E um dado importante para os que sonham com o “impeachment” da presidente Dilma: a honradez pessoal de um presidente quando não é colocada em dúvida, por maior que seja o desgaste político e a erosão de sua popularidade, eles resistem. Não funciona, com Dilma, um “fora Collor” por mais que os grandes meios de comunicação queiram transferir os pecados do PT para a figura presidencial.

Mas, independentemente da questão Dilma o modelo econômico e político está em vias de esgotamento. O sistema eleitoral brasileiro apodreceu. E a reforma política que está em andamento é um “sepulcro caiado”.

Como os deputados e senadores eleitos em grande parte com os recursos originados dos mesmos esquemas da “lava jato” vão votar numa reforma política? Contra eles mesmos? A corrupção no Brasil tem raízes profundas, começa pelas câmaras de vereadores, onde se perdeu completamente a dimensão do vereador como conselheiro municipal com um poder legisferante muito reduzido. Raro o prefeito que além do salário do vereador, não tem que dispender algum recurso extra para aprovar uma lei de interesse do município.
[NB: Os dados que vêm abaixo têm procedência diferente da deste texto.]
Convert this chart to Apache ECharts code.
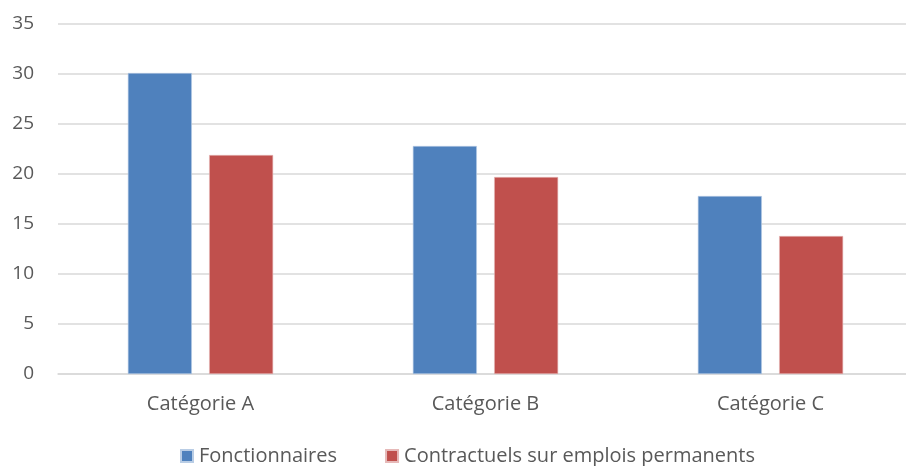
<!DOCTYPE html>
<html>
<head>
<meta charset="utf-8">
<script src="https://cdn.jsdelivr.net/npm/echarts@6/dist/echarts.min.js"></script>
<style>
  html, body { margin: 0; padding: 0; background: #fff; overflow: hidden; }
  #chart { width: 913px; height: 466px; }
</style>
</head>
<body>
<div id="chart"></div>
<script>
// Effectifs par catégorie
const categories = ['Catégorie A', 'Catégorie B', 'Catégorie C'];
const fonctionnaires = [30.1, 22.8, 17.8];
const contractuels = [21.9, 19.7, 13.8];
const seriesNames = ['Fonctionnaires', 'Contractuels sur emplois permanents'];

const FONT = '"Open Sans", "Noto Sans", sans-serif';
const TEXT = '#595959';

const chart = echarts.init(document.getElementById('chart'), null, { renderer: 'canvas' });
chart.setOption({
  animation: false,
  backgroundColor: '#ffffff',
  grid: { left: 58, right: 0, top: 24, bottom: 92, containLabel: false },
  legend: {
    top: 446,
    left: 180,
    padding: 0,
    itemWidth: 12,
    itemHeight: 12,
    itemGap: 48,
    icon: 'rect',
    textStyle: { color: TEXT, fontSize: 20, fontFamily: FONT, padding: [0, 0, 0, 1] },
    data: seriesNames
  },
  xAxis: {
    type: 'category',
    data: categories,
    axisLine: { show: true, lineStyle: { color: '#d9d9d9', width: 1.5 } },
    axisTick: { show: false },
    axisLabel: { color: TEXT, fontSize: 20, fontFamily: FONT, margin: 20 }
  },
  yAxis: {
    type: 'value',
    min: 0,
    max: 35,
    interval: 5,
    axisLine: { show: false },
    axisTick: { show: false },
    splitLine: { lineStyle: { color: '#d9d9d9', width: 1.5 } },
    axisLabel: { color: TEXT, fontSize: 19, fontFamily: FONT, margin: 24 }
  },
  series: [
    {
      name: seriesNames[0],
      type: 'bar',
      data: fonctionnaires,
      barWidth: 64,
      barGap: '27%',
      itemStyle: { color: '#4f81bd', borderColor: '#b9cde5', borderWidth: 0.6 }
    },
    {
      name: seriesNames[1],
      type: 'bar',
      data: contractuels,
      barWidth: 64,
      barGap: '27%',
      itemStyle: { color: '#c0504d', borderColor: '#e6b9b8', borderWidth: 0.6 }
    }
  ]
});
</script>
</body>
</html>
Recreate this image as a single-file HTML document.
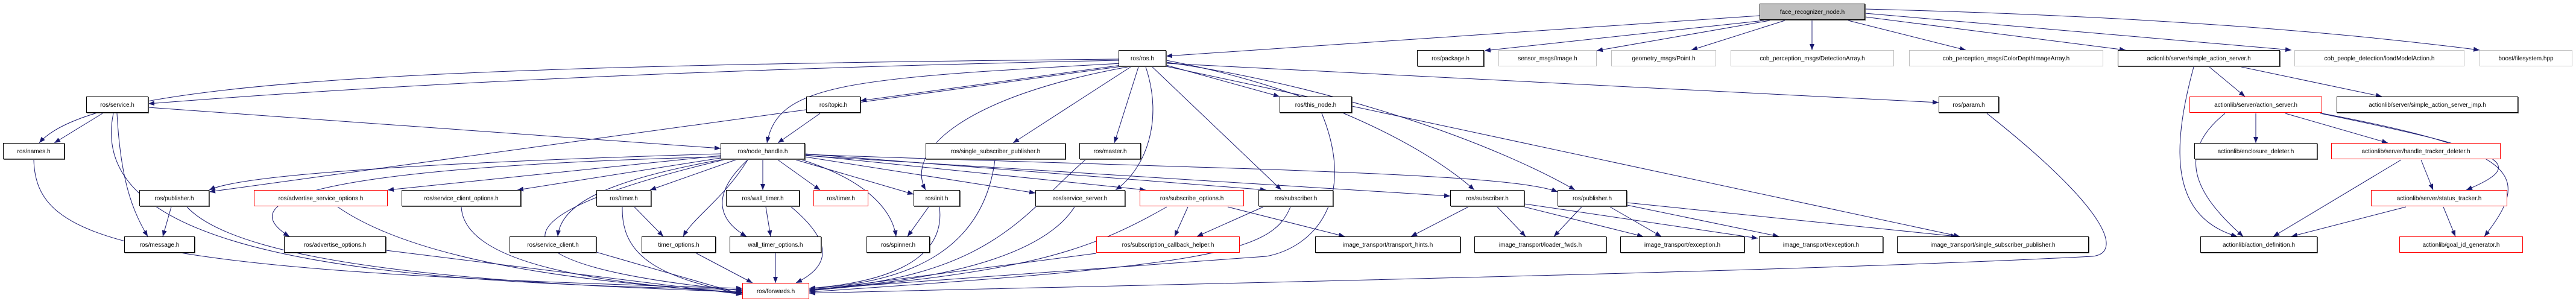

E o pacto federativo é altamente favorecedor das práticas de corrupção. A maioria dos recursos de investimentos nos estados e municípios vem do governo federal. Passam pelas instâncias dos ministérios, das secretarias de estado, das instituições técnicas… em cada um deles paga-se um pedágio.

Derruba-se a presidente. E aí?

Começa tudo novamente, pois a engrenagem política é a mesma.

Parece que a política brasileira está precisando de um momento zero. Uma reformulação geral que permita uma reconstituição das estruturas políticas, econômicas e sociais do país. Antes que apareça um novo salvador da pátria, tipo Collor.

As constituições, principalmente em países como o Brasil, envelhecem rápido. Entre a Assembléia Nacional Constituinte de 1946 e 1967 quando foi substituída pelo regime militar foram 21 anos. A constituinte de 1988 produziu uma constituição razoavelmente longeva: 27 anos.

A velocidade das mudanças sociais, econômicas e políticas são aceleradas pelo avanço da tecnologia. Parece que o avanço científico provoca uma contração do tempo histórico.

E a sociedade brasileira não se vê mais refletida na política. A impopularidade da Presidente Dilma não é só dela. É da política como um todo. As pessoas não se reconhecem no Parlamento e no Executivo. Daí o imenso prestígio do Judiciário que está em choque com esses poderes. Dois dos presidentes dos poderes da república estão com seus presidentes sob contestação, política ou judicial.

É necessário procurar uma solução radicalmente democrática que proporcione os fundamentos para reformas profundas e estruturantes. Reforma política. Reforma do pacto federativo. Reforma de algumas estruturas legais da economia. Reforma do próprio estado brasileiro e de todas as suas estruturas institucionais a partir das Câmaras de Vereadores. Isso só poderá ser feito por uma Assembleia Nacional Constituinte Exclusiva – ou seja, eleita apenas para escrever a nova constituição – num prazo máximo de 2 anos entre a convocação e a conclusão dos trabalhos. Com vedação de reeleição para seus membros. Uma nova constituição que não trataria de interesses corporativos, como foram os penduricalhos jurídicos da Constituição de 1988.

Uma Assembleia Nacional Constituinte WEB, acompanhada “pari-passu” pela Internet, com os recursos da tecnologia a serviço dos cidadãos que interfeririam no processo de sua elaboração. Gerar uma Constituição moderna, com mecanismos de conexão on-line que desse as brasileiros a convicção de que estariam refundando o País, num processo de verdadeira revolução democrática.

Uma carta enxuta, clara, objetiva que servisse de bíblia da cidadania. Para cada brasileiro ter nas mãos o poder de a ela recorrer com a força cívica da vontade da maioria.

Finalmente, talvez, nesse caso, a Presidente Dilma aceitasse reduzir o seu mandato e entrar para a história como a pacificadora da nação que saltou para frente.